As McDonald's tears down the popular stereotype of the coffeehouse douchebag, the tension between mass-market appeal and specialty coffee is coming full circle. Believe it or not, it wasn't that long ago that coffee had a Joe six-pack image. (Or maybe that should be Joe double-shot?) So how did we arrive at this moment, when one of the culinary icons of the American working class has to aggressively re-brand itself as a specialty coffee chain?
click to enlarge Canal Street, New Orleans, 1935 - Walker Evans, Wikimedia Commons
Walker Evans, Wikimedia Commons
Canal Street, New Orleans, 1935
The United States was always a consumer of coffee, but it wasn't until World War II that the U.S., specifically New York City, became an international hub for coffee. German U-Boats kept trans-Atlantic shipments of coffee from reaching London and other traditional European coffee capitals. By default, the U.S. assumed the seat as the largest consumer of South American coffee. Today, the United States drinks approximately one-fifth of the world's coffee.

Coffee became ubiquitous in the American workplace in the 1940s and 1950s. At the time, coffee was largely a bulk commodity with little emphasis on quality. While the older Great Depression and World War II generation continued to drink coffee, the Baby Boomers were leaning towards another beverage quickly coming into its own as a global commodity: soda.

In the war for the hearts and minds of a generation of beverage consumers, portability was soda's secret weapon. Coffee requires cups, beans, a coffee maker, maybe a grinder or filters, cream and "one sugar, or two?" Most importantly, coffee requires time. Soda is pop and go, the drink for busy young people.

Coffee was stuck in the past. If a new generation of drinkers was going to be cultivated, the industry needed a makeover. In an attempt to rescue the market, the Specialty Coffee Association of America was formed in 1982 and, with select micro-roasters across the U.S., began the gourmet coffee movement.

The goal was to save coffee by taking it places soda couldn't go: varietals; the introduction of "Arabica" to everyday English; shade-grown coffee, organic and fair trade coffee. When's the last time you heard of a soda that had a "good" year? Ever bought a soda because it was made at a certain elevation? The closest thing I've heard to a geographic preference with soda is that Coke tastes better in Mexico.

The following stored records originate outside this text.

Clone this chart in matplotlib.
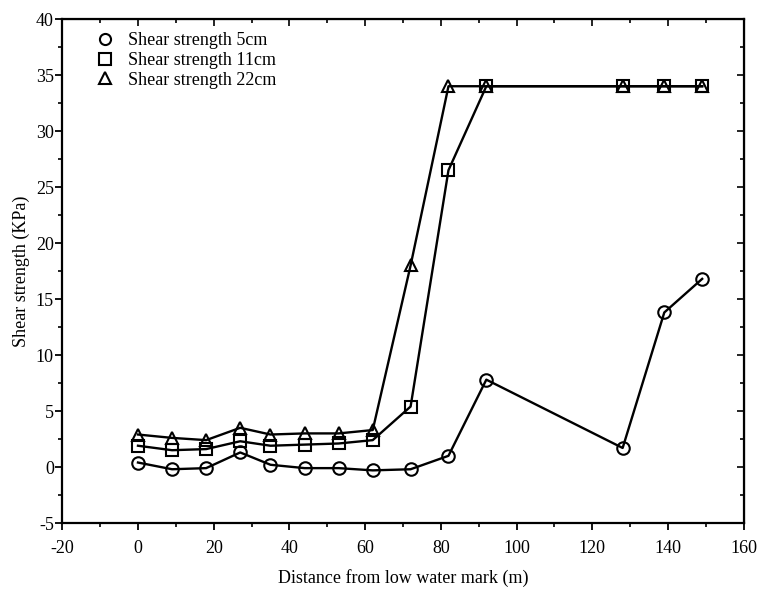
import numpy as np
import matplotlib.pyplot as plt
from matplotlib.lines import Line2D

plt.rcParams['font.family'] = ['Liberation Serif', 'DejaVu Serif']
plt.rcParams['axes.unicode_minus'] = False

# Distance from low water mark (m)
distance = [0, 9, 18, 27, 35, 44, 53, 62, 72, 82, 92, 128, 139, 149]

# Shear strength (KPa) at three depths
shear_5cm = [0.4, -0.2, -0.1, 1.3, 0.2, -0.1, -0.1, -0.3, -0.2, 1.0, 7.8, 1.7, 13.8, 16.8]
shear_11cm = [1.9, 1.5, 1.6, 2.3, 1.9, 2.0, 2.1, 2.4, 5.4, 26.5, 34.0, 34.0, 34.0, 34.0]
shear_22cm = [2.9, 2.6, 2.4, 3.5, 2.9, 3.0, 3.0, 3.3, 18.0, 34.0, 34.0, 34.0, 34.0, 34.0]

labels = ['Shear strength 5cm', 'Shear strength 11cm', 'Shear strength 22cm']
markers = ['o', 's', '^']

fig = plt.figure(figsize=(7.59, 5.95), dpi=100)
ax = fig.add_axes([0.082, 0.121, 0.898, 0.847])

for y, m in zip([shear_5cm, shear_11cm, shear_22cm], markers):
    ax.plot(distance, y, color='black', lw=1.7, marker=m, markersize=9,
            markerfacecolor='none', markeredgecolor='black', markeredgewidth=1.5)

ax.set_xlim(-20, 160)
ax.set_ylim(-5, 40)
ax.set_xticks(np.arange(-20, 161, 20))
ax.set_xticks(np.arange(-10, 160, 10), minor=True)
ax.set_yticks(np.arange(-5, 41, 5))
ax.set_yticks(np.arange(-2.5, 40, 2.5), minor=True)
ax.tick_params(which='major', direction='out', length=5, width=1.3, labelsize=13)
ax.tick_params(which='minor', direction='out', length=3, width=1.2)
ax.tick_params(axis='y', pad=1)
ax.tick_params(axis='x', pad=7)

for s in ax.spines.values():
    s.set_linewidth(1.6)

# inward ticks on top and right
top = ax.secondary_xaxis('top')
top.set_xticks(np.arange(-20, 161, 20))
top.set_xticks(np.arange(-10, 160, 10), minor=True)
top.tick_params(which='both', direction='in', labeltop=False, width=1.2)
top.tick_params(which='major', length=5)
top.tick_params(which='minor', length=3)
right = ax.secondary_yaxis('right')
right.set_yticks(np.arange(-5, 41, 5))
right.set_yticks(np.arange(-2.5, 40, 2.5), minor=True)
right.tick_params(which='both', direction='in', labelright=False, width=1.2)
right.tick_params(which='major', length=5)
right.tick_params(which='minor', length=3)

ax.set_xlabel('Distance from low water mark (m)', fontsize=13, labelpad=9)
ax.set_ylabel('Shear strength (KPa)', fontsize=13, labelpad=4)

handles = [Line2D([], [], linestyle='none', marker=m, markersize=8,
                  markerfacecolor='none', markeredgecolor='black', markeredgewidth=1.5)
           for m in markers]
ax.legend(handles, labels, loc='upper left', bbox_to_anchor=(0.02, 0.995), frameon=False,
          fontsize=13, handletextpad=0.3, labelspacing=0.15, borderaxespad=0.2)

fig.savefig('out.png', dpi=100)
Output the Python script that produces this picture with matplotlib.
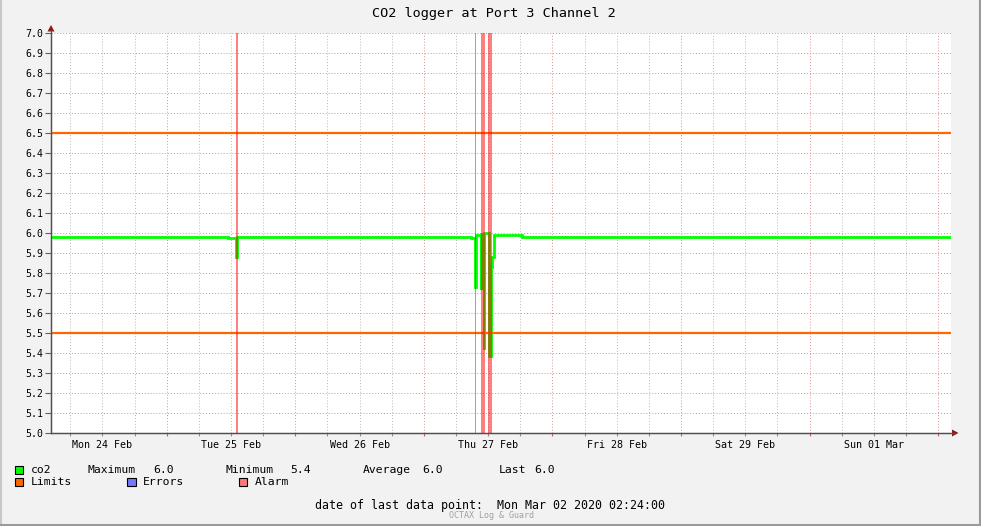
import matplotlib
matplotlib.use("Agg")
import matplotlib.pyplot as plt
import matplotlib.dates as mdates
from matplotlib.patches import Rectangle, Polygon
from matplotlib.lines import Line2D
from datetime import datetime, timedelta

# ---------------- data ----------------
title = "CO2 logger at Port 3 Channel 2"
start_time = datetime(2020, 2, 24, 2, 24)
end_time = datetime(2020, 3, 2, 2, 24)

# hours after start_time, and measured co2 values
co2_hours = [
    0, 2, 4, 6, 8, 10, 12, 14, 16, 18, 20, 22, 24, 26, 28, 30, 32,
    33.0, 34.2, 34.49, 34.72, 34.9,
    36, 38, 40, 42, 44, 46, 48, 50, 52, 54, 56, 58, 60, 62, 64, 66, 68, 70, 72, 74, 76, 78,
    78.4, 79.17, 79.26, 80.28, 80.31, 80.88, 80.9, 81.72, 82.06, 82.4, 82.7,
    84, 86, 88, 90, 92, 94, 96, 98, 100, 102, 104, 106, 108, 110, 112, 114, 116,
    118, 120, 122, 124, 126, 128, 130, 132, 134, 136, 138, 140, 142, 144, 146, 148,
    150, 152, 154, 156, 158, 160, 162, 164, 166, 168,
]
co2_values = [
    5.981, 5.979, 5.981, 5.980, 5.979, 5.981, 5.980, 5.980, 5.979, 5.981, 5.979, 5.980, 5.981, 5.979, 5.981, 5.980, 5.979,
    5.975, 5.973, 5.880, 5.978, 5.980,
    5.981, 5.979, 5.980, 5.979, 5.981, 5.980, 5.979, 5.980, 5.979, 5.981, 5.979, 5.980, 5.981, 5.979, 5.980, 5.979, 5.981, 5.979, 5.980, 5.979, 5.980, 5.978,
    5.976, 5.730, 5.988, 5.720, 5.996, 5.420, 5.998, 5.385, 5.830, 5.880, 5.992,
    5.991, 5.990, 5.982, 5.980, 5.981, 5.979, 5.980, 5.981, 5.979, 5.980, 5.981, 5.979, 5.981, 5.980, 5.979, 5.981, 5.980,
    5.981, 5.979, 5.981, 5.980, 5.979, 5.980, 5.981, 5.980, 5.979, 5.981, 5.980, 5.979, 5.981, 5.980, 5.979, 5.980,
    5.981, 5.980, 5.979, 5.981, 5.979, 5.979, 5.981, 5.979, 5.980, 5.981,
]

limit_values = [5.5, 6.5]
# alarm periods (start hour, end hour)
alarm_periods = [(34.46, 34.9), (79.1, 79.33), (80.27, 80.55), (80.7, 80.95), (81.57, 82.32)]

stat_labels = ["Maximum", "Minimum", "Average", "Last"]
stat_values = [6.0, 5.4, 6.0, 6.0]
legend_names = ["co2", "Limits", "Errors", "Alarm"]
last_point_text = "date of last data point:  Mon Mar 02 2020 02:24:00"
footer_brand = "OCTAX Log & Guard"

# ---------------- style ----------------
W, H = 981, 526
BG = "#f2f2f2"
GREEN = "#00ff00"
ORANGE = "#ff6600"
BLUE = "#7777ff"
PINK = "#ff7777"
MONO = "DejaVu Sans Mono"

fig = plt.figure(figsize=(W / 100, H / 100), dpi=100, facecolor=BG)

def fx(px):
    return px / W

def fy(py):
    return 1 - py / H

ax = fig.add_axes([fx(51), fy(433), (951 - 51) / W, 400 / H])
ax.set_facecolor("white")

times = [start_time + timedelta(hours=h) for h in co2_hours]
ax.plot(times, co2_values, color=GREEN, lw=2.0, drawstyle="steps-post", zorder=3,
        solid_joinstyle="miter")

for lv in limit_values:
    ax.axhline(lv, color=ORANGE, lw=1.6, zorder=4)

for a, b in alarm_periods:
    ax.axvspan(start_time + timedelta(hours=a), start_time + timedelta(hours=b),
               color="red", alpha=0.5, lw=0, zorder=5)

ax.set_xlim(start_time, end_time)
ax.set_ylim(5.0, 7.0)

# y ticks
yt = [5.0 + 0.1 * i for i in range(21)]
ax.set_yticks(yt)
ax.set_yticklabels([f"{v:.1f}" for v in yt], fontfamily=MONO, fontsize=7.1)
ax.tick_params(axis="y", length=4, width=0.8, color="#606060", pad=1.5)

# x ticks
ax.xaxis.set_major_locator(mdates.HourLocator(byhour=[0]))
ax.xaxis.set_minor_locator(mdates.HourLocator(byhour=[6, 12, 18]))
ax.xaxis.set_major_formatter(mdates.DateFormatter(""))

def minor_fmt(x, pos=None):
    d = mdates.num2date(x)
    if d.hour == 12:
        return d.strftime("%a %d %b")
    return ""

ax.xaxis.set_minor_formatter(plt.FuncFormatter(minor_fmt))
ax.tick_params(axis="x", which="both", length=2, width=0.8, pad=3, labelsize=7.2)
ax.tick_params(axis="x", which="major", color="#d06060")
ax.tick_params(axis="x", which="minor", color="#909090")
for lab in ax.get_xticklabels(minor=True):
    lab.set_fontfamily(MONO)

ax.grid(True, axis="y", which="major", color="#d89090", lw=0.7, ls=(0, (1, 2)), zorder=1)
ax.grid(True, axis="x", which="major", color="#d89090", lw=0.7, ls=(0, (1, 2)), zorder=1)
ax.grid(True, axis="x", which="minor", color="#b8b8b8", lw=0.7, ls=(0, (1, 2)), zorder=1)
ax.set_axisbelow(True)

for s in ["top", "right"]:
    ax.spines[s].set_visible(False)
ax.spines["left"].set_color("#505050")
ax.spines["bottom"].set_color("#505050")
ax.spines["left"].set_linewidth(0.9)
ax.spines["bottom"].set_linewidth(0.9)

# axis extension + arrows
fig.add_artist(Line2D([fx(51), fx(51)], [fy(433), fy(30)], color="#505050", lw=0.9))
fig.add_artist(Line2D([fx(51), fx(954)], [fy(433), fy(433)], color="#505050", lw=0.9))
fig.add_artist(Polygon([[fx(47.5), fy(31.5)], [fx(54.5), fy(31.5)], [fx(51), fy(25)]],
                       closed=True, transform=fig.transFigure, color="#8b1a1a", lw=0))
fig.add_artist(Polygon([[fx(952), fy(429.5)], [fx(952), fy(436.5)], [fx(958.5), fy(433)]],
                       closed=True, transform=fig.transFigure, color="#8b1a1a", lw=0))

# title
fig.text(fx(494), fy(14), title, ha="center", va="center", fontfamily=MONO, fontsize=9.7)

# legend row 1
def square(x, y, color):
    fig.add_artist(Rectangle((fx(x), fy(y + 8)), 8 / W, 8 / H, transform=fig.transFigure,
                             facecolor=color, edgecolor="black", lw=0.8))

LFS = 8.2
square(15, 466, GREEN)
fig.text(fx(30.5), fy(470), legend_names[0], ha="left", va="center", fontfamily=MONO, fontsize=LFS)
label_x = [88, 226, 363, 499]
value_x = [153, 290, 422, 534]
for lbl, val, lx, vx in zip(stat_labels, stat_values, label_x, value_x):
    fig.text(fx(lx), fy(470), lbl, ha="left", va="center", fontfamily=MONO, fontsize=LFS)
    fig.text(fx(vx), fy(470), f"{val:.1f}", ha="left", va="center", fontfamily=MONO, fontsize=LFS)

# legend row 2
for name, col, sx in zip(legend_names[1:], [ORANGE, BLUE, PINK], [15, 127.5, 239]):
    square(sx, 478, col)
    fig.text(fx(sx + 15.5), fy(482), name, ha="left", va="center", fontfamily=MONO, fontsize=LFS)

# footer
fig.text(fx(315), fy(506), last_point_text, ha="left", va="center", fontfamily=MONO, fontsize=8.4)
fig.text(fx(492), fy(515.5), footer_brand, ha="center", va="center", fontfamily=MONO,
         fontsize=6, color="#a0a0a0")

# frame
fig.add_artist(Line2D([fx(0.5), fx(0.5)], [0, 1], color="#c8c8c8", lw=1.5))
fig.add_artist(Line2D([fx(979.5), fx(979.5)], [fy(525), 1], color="#9a9a9a", lw=1.5))
fig.add_artist(Line2D([0, fx(980)], [fy(524.5), fy(524.5)], color="#9a9a9a", lw=1.5))

fig.savefig("out.png", dpi=100, facecolor=BG)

click to enlarge The original Starbucks in Seattle, WA. - User "Postdlf," Wikimedia Commons
User "Postdlf," Wikimedia Commons
The original Starbucks in Seattle, WA.
By taking coffee upscale it became a status symbol. Young professionals and others gravitated to it as a way to demonstrate that their success was allowing them to cultivate new tastes. Enter the coffee snob. What started as the passion of a core group of enthusiasts came to its eventual capitalist end: the mass-market phenomenon that is Starbucks.

Like it or not, Starbucks brought the specialty coffee movement to the everyday American. I once spoke with a barista who had owned a coffee house in Massachusetts. She complained that no one knew what a cappuccino was when her café was open. The year after she closed, however, a certain Seattle-based coffee company arrived and sent the town clamoring for lattes, espresso and macchiatos. People didn't try Starbucks and get into coffee out of pretension; they tried it out of the comfort and approachability that a corporate experience offers.

The success of coffee's re-invention and the meteoric rise of Starbucks forced national chains like McDonald's to reassess their core business and take coffee quality seriously. Indeed, fast food America has had to reinvent itself to meet this new coffee-driven consumer.

Coffee's journey has gone from work-a-day to gourmet and, perhaps with McDonald's entrance into the coffee market, back again. The difference this time is that quality coffee is a top concern, even for a fast-food giant. Regardless of where you buy your coffee, if you like turtlenecks or football, the rise of the coffeehouse snob helped push the rest of America towards a bolder, fresher cup of coffee.